I can see both sides of this – I truly can. If Ruby’s school were to create a policy that teachers could not be on Facebook or could not communicate with parents on Facebook, I would be supportive of that. I can definitely see a problem developing if parents or teachers didn’t use basic common sense and posted nasty things about each other – or worse still, if teachers posted negative things about the kids in their classroom.

But as of right now, I am guilty of every one of the things the letter writer condemns – guilty but not sorry. I am friends with Ruby’s kindergarten and first grade teachers, as well as several other teachers at her school. I love seeing the cute stories they post about how much they love the kids in their class, and yes, I click the “like” button when I see them. When Ruby’s teachers have gone above and beyond, I did post about how thankful I was to have them in her life, complete with a tag back to their page so that they would be sure to see the post. And during teacher appreciation week, I absolutely used Facebook to drum up support among other parents on Facebook.

I highly doubt that any of that created a “culture of favoritism.” I know these teachers well enough to know that they truly do love all of the kids, and the ones they favor typically are not the ones whose parents are posting every little thing their child does on Facebook. The kids that get singled out for special treatment, at least in Ruby’s classes, are the ones whose parents can’t make it to the school play or can’t afford to send money for the book fair. I have personally seen teachers at Ruby’s school give their own money and their own food, to say nothing of a little extra love, to kids who were hurting in some way.
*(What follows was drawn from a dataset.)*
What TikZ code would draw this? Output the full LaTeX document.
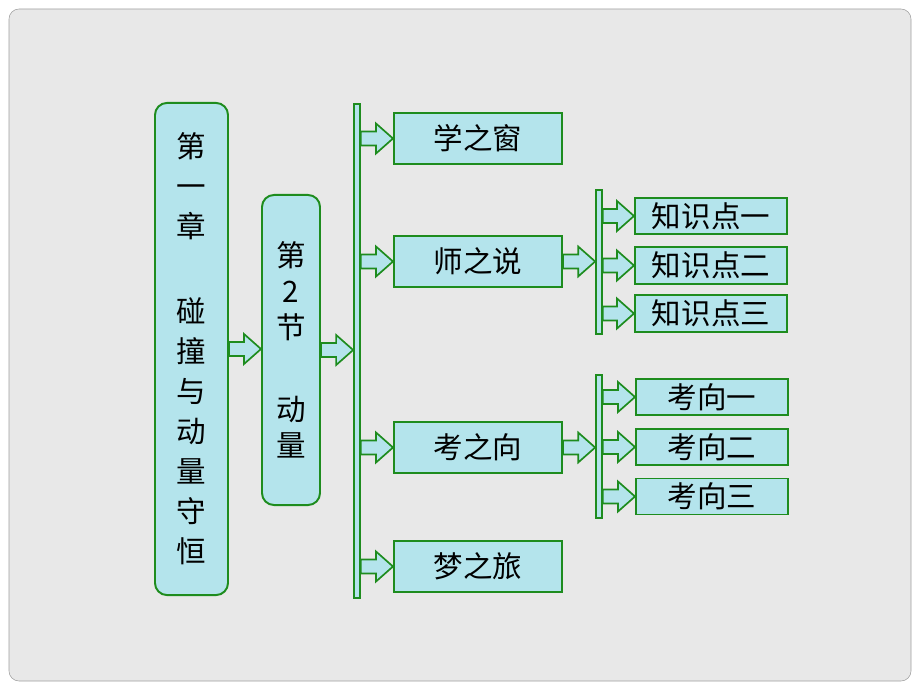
\documentclass[tikz,border=0pt]{standalone}
\usepackage{fontspec}
\usepackage{tikz}
\usetikzlibrary{calc}
\newfontfamily\cjk{Noto Sans CJK SC}

\definecolor{boxgreen}{RGB}{30,140,30}
\definecolor{boxfill}{RGB}{180,228,236}
\definecolor{slide}{RGB}{232,232,232}
\definecolor{slideedge}{RGB}{160,160,160}

\tikzset{
  box/.style={draw=boxgreen, fill=boxfill, line width=1.4pt, inner sep=0pt,
    font=\cjk\fontsize{21pt}{25pt}\selectfont},
  tallbox/.style={box, rounded corners=0.3cm, align=center},
  bar/.style={draw=boxgreen, fill=boxfill, line width=1.2pt, inner sep=0pt,
    minimum width=0.15cm},
  fatarrow/.style={draw=boxgreen, fill=boxfill, line width=1.2pt, line join=miter}
}

\newcommand{\fatarrow}[2]{%
  \draw[fatarrow] let \p1=(#1), \p2=(#2) in
    (\x1,\y1+0.175cm) -- (\x2-0.425cm,\y1+0.175cm) -- (\x2-0.425cm,\y1+0.375cm)
    -- (\x2,\y1) -- (\x2-0.425cm,\y1-0.375cm) -- (\x2-0.425cm,\y1-0.175cm)
    -- (\x1,\y1-0.175cm) -- cycle;}

\begin{document}
\begin{tikzpicture}[x=0.025cm, y=-0.025cm]
\fill[white] (0,0) rectangle (920,690);
\useasboundingbox (0,0) rectangle (920,690);
\draw[slideedge, fill=slide, rounded corners=0.25cm] (9,9) rectangle (911,681);

\node[tallbox, minimum width=1.825cm, minimum height=12.3cm,
  font=\cjk\fontsize{21pt}{28.45pt}\selectfont] (chap) at (191.5,349)
  {第\\一\\章\\[1.125cm]碰\\撞\\与\\动\\量\\守\\恒};
\node[tallbox, minimum width=1.45cm, minimum height=7.75cm,
  font=\cjk\fontsize{21pt}{25.6pt}\selectfont] (sec) at (291,350)
  {第\\2\\节\\[1.15cm]动\\量};

\node[bar, minimum height=12.35cm] (bar1) at (357,351) {};
\node[box, minimum width=4.2cm, minimum height=1.275cm] (xue) at (478,138.5) {学之窗};
\node[box, minimum width=4.2cm, minimum height=1.275cm] (shi) at (478,261.5) {师之说};
\node[box, minimum width=4.2cm, minimum height=1.275cm] (kao) at (478,447.5) {考之向};
\node[box, minimum width=4.2cm, minimum height=1.275cm] (meng) at (478,566.5) {梦之旅};

\node[bar, minimum height=3.6cm] (bar2) at (599,262) {};
\node[box, minimum width=3.8cm, minimum height=0.92cm] (zs1) at (711,216) {知识点一};
\node[box, minimum width=3.8cm, minimum height=0.92cm] (zs2) at (711,265.5) {知识点二};
\node[box, minimum width=3.8cm, minimum height=0.92cm] (zs3) at (711,313.5) {知识点三};

\node[bar, minimum height=3.575cm] (bar3) at (599,446.5) {};
\node[box, minimum width=3.8cm, minimum height=0.9cm] (kx1) at (712,397) {考向一};
\node[box, minimum width=3.8cm, minimum height=0.9cm] (kx2) at (712,447) {考向二};
\node[box, minimum width=3.8cm, minimum height=0.9cm] (kx3) at (712,496.5) {考向三};

\fatarrow{chap.east}{sec.west}
\fatarrow{sec.east}{bar1.west |- sec.east}
\fatarrow{bar1.east |- xue.west}{xue.west}
\fatarrow{bar1.east |- shi.west}{shi.west}
\fatarrow{bar1.east |- kao.west}{kao.west}
\fatarrow{bar1.east |- meng.west}{meng.west}
\fatarrow{shi.east}{bar2.west |- shi.east}
\fatarrow{bar2.east |- zs1.west}{zs1.west}
\fatarrow{bar2.east |- zs2.west}{zs2.west}
\fatarrow{bar2.east |- zs3.west}{zs3.west}
\fatarrow{kao.east}{bar3.west |- kao.east}
\fatarrow{bar3.east |- kx1.west}{kx1.west}
\fatarrow{bar3.east |- kx2.west}{kx2.west}
\fatarrow{bar3.east |- kx3.west}{kx3.west}
\end{tikzpicture}
\end{document}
But let’s say being Facebook friends with a teacher does create a culture of favoritism. Do I feed into the same culture of favoritism by being the room mother? Volunteering at a few field trips? Holding a leadership position on the PTA? Working a booth at the school fair? I don’t think so, but even if it did create this biased culture, what is anyone supposed to do about it? Should the parents who worry about favoritism try to do more? Should the parents who are involved in the school do less? Or should we all just do whatever we can do or even just whatever we want to do and trust that the teachers are professional enough to be able to sort it all out? Bringing Facebook into it is silly; this is just new technology being dragged into an age-old debate.

The way I see it, we are all part of a team. Facebook is just one more tool to help us communicate effectively, and I am pretty upset that the idea of trying to show public gratitude for these teachers – who I fully believe are heroes, and I want anyone who thinks otherwise to spend a day trying to do their jobs – is considered “brown-nosing” or is done with some kind of devious, scheming intent to help my kid gain an edge in kindergarten or first grade, for Pete’s sake! I don’t want Ruby to be given special consideration at any point; I want her to learn how to be a decent human being.

And honestly, even though I am Facebook friends with some of the teachers, I don’t hang out with them outside of school, even though I know some parents do. That doesn’t make me feel threatened, though. It’s not like I see that Bobby’s mom took a yoga class with the Spanish teacher and immediately think that he will be treated better than Ruby as a result. That’s insanity. When I see parents and teachers interacting on Facebook and in real life, my reaction is always the same: I am happy to see that both online and off-, we are living up to the “community” part of Morris Jeff Community School. It is a community I am honored to be a part of, and if that sounds like kissing up, so be it.